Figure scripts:

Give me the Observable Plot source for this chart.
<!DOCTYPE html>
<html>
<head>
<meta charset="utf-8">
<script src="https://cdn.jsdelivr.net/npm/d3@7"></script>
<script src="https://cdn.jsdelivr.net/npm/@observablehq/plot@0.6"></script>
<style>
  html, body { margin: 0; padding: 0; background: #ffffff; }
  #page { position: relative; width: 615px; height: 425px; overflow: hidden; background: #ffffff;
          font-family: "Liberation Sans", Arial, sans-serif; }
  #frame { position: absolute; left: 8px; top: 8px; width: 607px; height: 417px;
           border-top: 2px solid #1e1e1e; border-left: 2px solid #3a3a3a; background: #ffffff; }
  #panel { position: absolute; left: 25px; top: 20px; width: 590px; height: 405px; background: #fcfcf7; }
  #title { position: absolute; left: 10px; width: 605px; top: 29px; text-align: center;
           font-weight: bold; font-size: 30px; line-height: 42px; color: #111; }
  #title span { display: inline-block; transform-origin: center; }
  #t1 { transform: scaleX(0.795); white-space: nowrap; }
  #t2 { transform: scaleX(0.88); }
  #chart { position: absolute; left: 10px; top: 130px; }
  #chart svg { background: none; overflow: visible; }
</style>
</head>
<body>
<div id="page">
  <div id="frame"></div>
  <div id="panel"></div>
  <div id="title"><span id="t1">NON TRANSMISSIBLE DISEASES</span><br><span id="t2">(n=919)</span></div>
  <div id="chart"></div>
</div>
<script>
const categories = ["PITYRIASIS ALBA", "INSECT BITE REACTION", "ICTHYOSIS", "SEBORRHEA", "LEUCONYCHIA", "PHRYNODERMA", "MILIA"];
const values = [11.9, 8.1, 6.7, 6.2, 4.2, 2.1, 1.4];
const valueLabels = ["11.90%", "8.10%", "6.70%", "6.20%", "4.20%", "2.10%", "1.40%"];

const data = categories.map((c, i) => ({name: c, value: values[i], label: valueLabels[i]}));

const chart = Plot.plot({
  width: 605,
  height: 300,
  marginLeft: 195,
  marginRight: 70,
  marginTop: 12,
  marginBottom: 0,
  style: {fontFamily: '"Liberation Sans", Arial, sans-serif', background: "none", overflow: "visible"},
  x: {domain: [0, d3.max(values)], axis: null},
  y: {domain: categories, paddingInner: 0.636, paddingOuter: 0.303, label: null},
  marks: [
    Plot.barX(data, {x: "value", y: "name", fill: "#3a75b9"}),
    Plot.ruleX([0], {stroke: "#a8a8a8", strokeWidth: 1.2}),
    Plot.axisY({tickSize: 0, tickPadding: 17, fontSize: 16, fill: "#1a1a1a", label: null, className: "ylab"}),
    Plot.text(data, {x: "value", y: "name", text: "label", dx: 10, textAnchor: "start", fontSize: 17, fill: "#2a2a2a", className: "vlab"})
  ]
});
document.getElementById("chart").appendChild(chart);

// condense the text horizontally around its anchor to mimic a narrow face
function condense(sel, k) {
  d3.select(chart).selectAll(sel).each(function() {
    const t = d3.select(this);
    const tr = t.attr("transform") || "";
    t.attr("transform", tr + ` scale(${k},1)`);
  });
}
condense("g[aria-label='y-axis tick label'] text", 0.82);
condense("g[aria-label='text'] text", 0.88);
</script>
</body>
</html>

---

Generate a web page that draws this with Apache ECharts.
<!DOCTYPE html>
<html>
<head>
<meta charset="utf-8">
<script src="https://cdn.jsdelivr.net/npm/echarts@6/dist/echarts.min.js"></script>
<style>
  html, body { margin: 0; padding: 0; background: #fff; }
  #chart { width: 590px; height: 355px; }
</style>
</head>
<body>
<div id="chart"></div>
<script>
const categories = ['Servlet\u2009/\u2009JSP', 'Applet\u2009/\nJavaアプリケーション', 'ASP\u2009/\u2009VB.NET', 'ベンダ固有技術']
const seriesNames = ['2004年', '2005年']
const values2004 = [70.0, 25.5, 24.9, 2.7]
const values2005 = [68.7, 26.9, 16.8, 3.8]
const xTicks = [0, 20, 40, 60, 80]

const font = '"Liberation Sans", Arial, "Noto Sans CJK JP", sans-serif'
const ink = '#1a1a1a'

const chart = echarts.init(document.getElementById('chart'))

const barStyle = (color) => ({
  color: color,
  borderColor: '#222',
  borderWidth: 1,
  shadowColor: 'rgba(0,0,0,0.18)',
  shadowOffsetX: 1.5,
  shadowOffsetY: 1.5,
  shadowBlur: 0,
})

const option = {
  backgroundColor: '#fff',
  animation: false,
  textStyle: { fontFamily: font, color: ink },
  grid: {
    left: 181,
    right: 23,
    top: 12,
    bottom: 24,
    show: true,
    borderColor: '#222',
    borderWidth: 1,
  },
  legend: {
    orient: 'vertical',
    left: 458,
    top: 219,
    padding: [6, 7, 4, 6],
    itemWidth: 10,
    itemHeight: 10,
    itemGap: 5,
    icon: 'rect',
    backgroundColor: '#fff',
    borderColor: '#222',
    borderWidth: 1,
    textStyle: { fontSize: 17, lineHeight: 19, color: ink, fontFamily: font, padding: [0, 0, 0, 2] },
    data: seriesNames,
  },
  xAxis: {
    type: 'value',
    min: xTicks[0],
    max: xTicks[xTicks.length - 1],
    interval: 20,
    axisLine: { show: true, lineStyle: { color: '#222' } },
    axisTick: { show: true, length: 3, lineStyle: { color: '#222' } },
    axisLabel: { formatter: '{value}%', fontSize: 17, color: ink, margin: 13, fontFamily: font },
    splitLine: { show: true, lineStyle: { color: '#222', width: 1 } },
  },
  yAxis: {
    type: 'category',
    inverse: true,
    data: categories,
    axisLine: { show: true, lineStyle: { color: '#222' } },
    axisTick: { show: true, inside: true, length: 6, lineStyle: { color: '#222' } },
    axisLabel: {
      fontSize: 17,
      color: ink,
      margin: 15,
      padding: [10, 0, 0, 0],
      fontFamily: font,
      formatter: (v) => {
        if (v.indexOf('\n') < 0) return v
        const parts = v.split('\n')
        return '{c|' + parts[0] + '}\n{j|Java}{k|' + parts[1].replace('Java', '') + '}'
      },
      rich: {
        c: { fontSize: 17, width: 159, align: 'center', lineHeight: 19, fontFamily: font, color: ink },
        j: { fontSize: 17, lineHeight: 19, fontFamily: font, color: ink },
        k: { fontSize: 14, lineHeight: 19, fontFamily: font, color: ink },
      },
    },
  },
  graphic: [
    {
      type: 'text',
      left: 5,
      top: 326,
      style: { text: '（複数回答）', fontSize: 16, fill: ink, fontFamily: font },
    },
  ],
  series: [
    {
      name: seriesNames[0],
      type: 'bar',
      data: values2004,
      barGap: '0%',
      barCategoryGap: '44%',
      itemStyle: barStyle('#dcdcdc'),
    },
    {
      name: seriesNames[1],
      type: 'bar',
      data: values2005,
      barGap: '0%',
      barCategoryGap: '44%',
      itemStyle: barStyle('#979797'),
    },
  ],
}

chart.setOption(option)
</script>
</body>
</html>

▸ **EXERCISE DETAILS**
Pick out each line containing "this" and report it.

▸ **FULL SOLUTION**
Give me the Observable Plot source for this chart.
    const t = d3.select(this);
Generate a web page that draws this with Apache ECharts.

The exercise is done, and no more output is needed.